### Task details
The listing below begins with the first line you should copy; stop after the line containing "plt.rcParams['mathtext.it'] = 'Liberation", and drop every picture.

------------------------------

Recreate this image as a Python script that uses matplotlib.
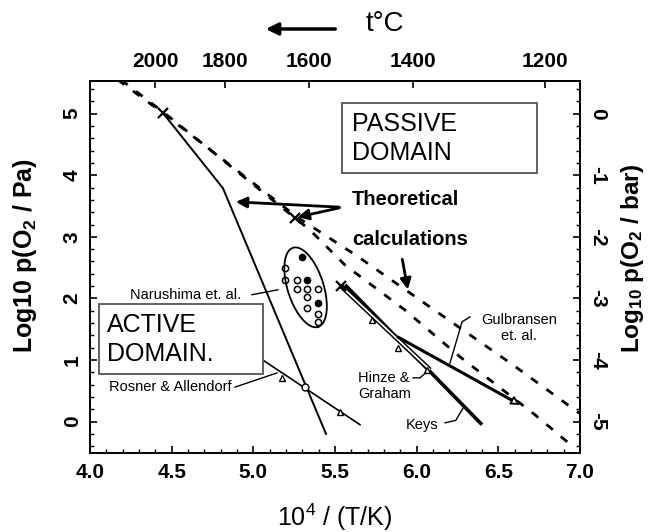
import numpy as np
import matplotlib
matplotlib.use('Agg')
import matplotlib.pyplot as plt
from matplotlib.patches import Rectangle, FancyArrowPatch
from matplotlib.ticker import AutoMinorLocator, FixedLocator

plt.rcParams['font.family'] = ['Liberation Sans', 'DejaVu Sans']
plt.rcParams['mathtext.fontset'] = 'custom'
plt.rcParams['mathtext.rm'] = 'Liberation Sans'
plt.rcParams['mathtext.bf'] = 'Liberation Sans:bold'
plt.rcParams['mathtext.it'] = 'Liberation Sans:italic'

# ---- data (x = 10^4/T, y = log10 p(O2/Pa)) ----
# theoretical calculations (two dashed curves)
theo_u_x = [4.17, 4.447, 5.268, 5.635, 6.125, 6.590, 6.952, 7.00]
theo_u_y = [5.55, 5.01, 3.32, 2.69, 1.78, 0.92, 0.22, 0.13]
theo_m_x = [4.19, 4.47, 5.347, 5.562, 5.929, 6.266, 6.725, 6.958]
theo_m_y = [5.55, 4.98, 3.11, 2.54, 1.81, 1.05, 0.11, -0.41]

# active/passive transition (solid steep line)
trans_x = [4.447, 4.814, 5.445]
trans_y = [5.01, 3.79, -0.20]

# Rosner & Allendorf
rosner_x = [4.95, 5.653]
rosner_y = [1.19, -0.05]
rosner_tri_x = [5.176, 5.531]
rosner_tri_y = [0.71, 0.16]
rosner_circ_x = [5.317]
rosner_circ_y = [0.56]

# Keys
keys_x = [5.562, 6.400]
keys_y = [2.22, -0.05]

# Hinze & Graham
hinze_x = [5.537, 6.082]
hinze_y = [2.20, 0.84]
hinze_tri_x = [5.727, 5.886, 6.064]
hinze_tri_y = [1.65, 1.20, 0.84]

# Gulbransen et. al.
gulb_x = [5.880, 6.615]
gulb_y = [1.38, 0.30]

# Narushima et. al.
naru_open_x = [5.194, 5.194, 5.268, 5.268, 5.329, 5.396, 5.329, 5.329, 5.396, 5.396]
naru_open_y = [2.50, 2.30, 2.30, 2.15, 2.15, 2.15, 2.02, 1.85, 1.75, 1.62]
naru_fill_x = [5.298, 5.329, 5.396]
naru_fill_y = [2.67, 2.30, 1.93]

cross_x = [4.447, 5.255, 5.537]
cross_y = [5.01, 3.31, 2.20]

temp_ticks = [2000, 1800, 1600, 1400, 1200]

W, H = 653, 532
xmin, xmax = 4.0, 7.0
ymin, ymax = -0.51, 5.53

fig = plt.figure(figsize=(W / 100, H / 100), dpi=100)
ax = fig.add_axes([0.1378, 0.1485, 0.7504, 0.6992])
ax.set_xlim(xmin, xmax)
ax.set_ylim(ymin, ymax)

# dashed theoretical lines
for xs, ys in [(theo_u_x, theo_u_y), (theo_m_x, theo_m_y)]:
    ln, = ax.plot(xs, ys, color='black', lw=2.0)
    ln.set_dashes((3.0, 3.8))

ax.plot(trans_x, trans_y, color='black', lw=1.4)
ax.plot(rosner_x, rosner_y, color='black', lw=1.2)
ax.plot(rosner_tri_x, rosner_tri_y, ls='none', marker='^', ms=5, mfc='white', mec='black', mew=1)
ax.plot(rosner_circ_x, rosner_circ_y, ls='none', marker='o', ms=5, mfc='white', mec='black', mew=1)

ax.plot(keys_x, keys_y, color='black', lw=2.6, solid_capstyle='butt')
ax.plot(hinze_x, hinze_y, color='black', lw=3.4, solid_capstyle='butt')
ax.plot(hinze_x, hinze_y, color='white', lw=1.3, solid_capstyle='butt')
ax.plot(hinze_tri_x, hinze_tri_y, ls='none', marker='^', ms=5, mfc='white', mec='black', mew=1)

ax.plot(gulb_x, gulb_y, color='black', lw=2.2, solid_capstyle='butt')
g_slope = (gulb_y[1] - gulb_y[0]) / (gulb_x[1] - gulb_x[0])
ax.annotate('', xy=(gulb_x[1] + 0.02, gulb_y[1] + 0.02 * g_slope),
            xytext=(gulb_x[1] - 0.06, gulb_y[1] - 0.06 * g_slope),
            arrowprops=dict(arrowstyle='-|>', fc='white', ec='black', lw=1.4,
                            mutation_scale=13, shrinkA=0, shrinkB=0))

ax.plot(naru_open_x, naru_open_y, ls='none', marker='o', ms=4.5, mfc='white', mec='black', mew=1.1)
ax.plot(naru_fill_x, naru_fill_y, ls='none', marker='o', ms=4.5, mfc='black', mec='black')
ax.plot(cross_x, cross_y, ls='none', marker='x', ms=7, mec='black', mew=1.6)

# ellipse round Narushima points, drawn in pixel units
pos = ax.get_position()
sx = pos.width * W / (xmax - xmin)
sy = pos.height * H / (ymax - ymin)
tt = np.linspace(0, 2 * np.pi, 200)
ang = np.deg2rad(-72.4)
ex = 41.5 * np.cos(tt) * np.cos(ang) - 18 * np.sin(tt) * np.sin(ang)
ey = 41.5 * np.cos(tt) * np.sin(ang) + 18 * np.sin(tt) * np.cos(ang)
ax.plot(5.320 + ex / sx, 2.18 + ey / sy, color='black', lw=1.3)

# boxes
ax.add_patch(Rectangle((5.543, 4.04), 1.194, 1.13, fc='white', ec='#555555', lw=1.3, zorder=3))
ax.text(5.604, 4.60, 'PASSIVE\nDOMAIN', fontsize=18, ha='left', va='center', linespacing=1.25, zorder=4)
ax.add_patch(Rectangle((4.055, 0.774), 1.004, 1.136, fc='white', ec='#555555', lw=1.3, zorder=3))
ax.text(4.104, 1.33, 'ACTIVE\nDOMAIN.', fontsize=18, ha='left', va='center', linespacing=1.25, zorder=4)

# annotations
ax.text(5.604, 3.60, 'Theoretical', fontsize=14.5, fontweight='bold', ha='left', va='center')
ax.text(5.604, 2.95, 'calculations', fontsize=14.5, fontweight='bold', ha='left', va='center')
for tip in [(4.876, 3.57), (5.255, 3.31)]:
    ax.annotate('', xy=tip, xytext=(5.543, 3.48),
                arrowprops=dict(arrowstyle='-|>', color='black', lw=2, mutation_scale=16))
ax.annotate('', xy=(5.949, 2.10), xytext=(5.909, 2.68),
            arrowprops=dict(arrowstyle='-|>', color='black', lw=2, mutation_scale=16))

ax.text(4.588, 2.06, 'Narushima et. al.', fontsize=10.5, ha='center', va='center')
ax.plot([4.992, 5.151], [2.06, 2.14], color='black', lw=1)
ax.text(4.49, 0.56, 'Rosner & Allendorf', fontsize=10.5, ha='center', va='center')
ax.plot([4.888, 5.145], [0.56, 0.79], color='black', lw=1)
ax.text(6.627, 1.52, 'Gulbransen\net. al.', fontsize=10.5, ha='center', va='center', linespacing=1.2)
ax.plot([6.327, 6.278, 6.204], [1.70, 1.62, 0.95], color='black', lw=1)
ax.text(5.641, 0.58, 'Hinze &\nGraham', fontsize=10.5, ha='left', va='center', linespacing=1.2)
ax.plot([5.978, 6.02, 6.055], [0.71, 0.71, 0.79], color='black', lw=1)
ax.text(6.033, -0.05, 'Keys', fontsize=10.5, ha='center', va='center')
ax.plot([6.174, 6.24, 6.284], [-0.02, 0.02, 0.22], color='black', lw=1)

# axes styling
for sp in ax.spines.values():
    sp.set_linewidth(1.4)
ax.xaxis.set_minor_locator(AutoMinorLocator(5))
ax.yaxis.set_minor_locator(AutoMinorLocator(5))
xt = np.arange(4.0, 7.01, 0.5)
ax.set_xticks(xt)
ax.set_xticklabels([f'{v:.1f}' for v in xt], fontsize=15, fontweight='bold')
ax.set_yticks(range(0, 6))
ax.set_yticklabels([str(v) for v in range(0, 6)], fontsize=15, fontweight='bold')
ax.tick_params(axis='both', which='both', direction='in')
ax.tick_params(axis='x', pad=7)
ax.tick_params(axis='y', pad=6)
ax.tick_params(axis='both', which='major', length=5, width=1.2)
ax.tick_params(axis='both', which='minor', length=3, width=1)
ax.tick_params(axis='y', labelrotation=90)
for lab in ax.get_yticklabels():
    lab.set_va('center')

ax.set_xlabel('10$^4$ / (T/K)', fontsize=18, labelpad=14)
ax.set_ylabel(r'Log10 p(O$_\mathbf{2}$ / Pa)', fontsize=18, fontweight='bold')
ax.yaxis.set_label_coords(-0.105, 0.53)

# right axis in bar
sec_y = ax.secondary_yaxis('right', functions=(lambda y: y - 5, lambda y: y + 5))
sec_y.set_yticks(range(-5, 1))
sec_y.set_yticklabels([str(v) for v in range(-5, 1)], fontsize=15, fontweight='bold')
sec_y.yaxis.set_minor_locator(AutoMinorLocator(5))
sec_y.tick_params(axis='y', which='both', direction='in', pad=6, labelrotation=-90)
sec_y.tick_params(axis='y', which='major', length=5, width=1.2)
sec_y.tick_params(axis='y', which='minor', length=3, width=1)
for lab in sec_y.get_yticklabels():
    lab.set_va('center')
sec_y.spines['right'].set_linewidth(1.4)

# right axis title placed in figure coordinates
fig.text(633 / W, 1 - 258 / H, r'Log$_\mathbf{10}$ p(O$_\mathbf{2}$ / bar)', fontsize=17.5,
         fontweight='bold', rotation=90, ha='center', va='center')


# top axis in degrees C
def to_celsius(x):
    x = np.asarray(x, dtype=float)
    with np.errstate(divide='ignore'):
        return 1e4 / x - 273.15


def to_inv(t):
    t = np.asarray(t, dtype=float)
    with np.errstate(divide='ignore'):
        return 1e4 / (t + 273.15)


sec_x = ax.secondary_xaxis('top', functions=(to_celsius, to_inv))
sec_x.xaxis.set_major_locator(FixedLocator(temp_ticks))
sec_x.set_xticklabels([str(v) for v in temp_ticks], fontsize=15, fontweight='bold')
sec_x.tick_params(axis='x', which='both', direction='in', length=5, width=1.2, pad=7)
sec_x.spines['top'].set_linewidth(1.4)

# arrow and unit above the top axis
fig.text(385 / W, 1 - 24 / H, 't°C', fontsize=20, ha='center', va='center')
fig.patches.append(FancyArrowPatch(
    (338 / W, 1 - 29 / H), (263 / W, 1 - 29 / H), transform=fig.transFigure,
    arrowstyle='-|>', mutation_scale=18, lw=2.5, color='black'))

fig.savefig('out.png', dpi=100)
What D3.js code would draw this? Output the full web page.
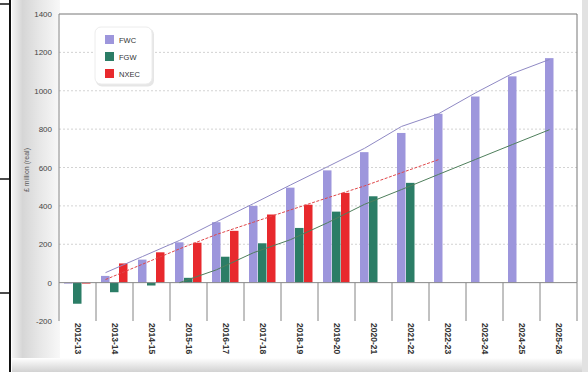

------------------------------

### Response to this exercise
Recreate this image as a Python script that uses matplotlib.
import numpy as np
import matplotlib
matplotlib.use('Agg')
import matplotlib.pyplot as plt
from matplotlib.patches import Rectangle, FancyArrowPatch
from matplotlib.ticker import AutoMinorLocator, FixedLocator

plt.rcParams['font.family'] = ['Liberation Sans', 'DejaVu Sans']
plt.rcParams['mathtext.fontset'] = 'custom'
plt.rcParams['mathtext.rm'] = 'Liberation Sans'
plt.rcParams['mathtext.bf'] = 'Liberation Sans:bold'
plt.rcParams['mathtext.it'] = 'Liberation Sans:italic'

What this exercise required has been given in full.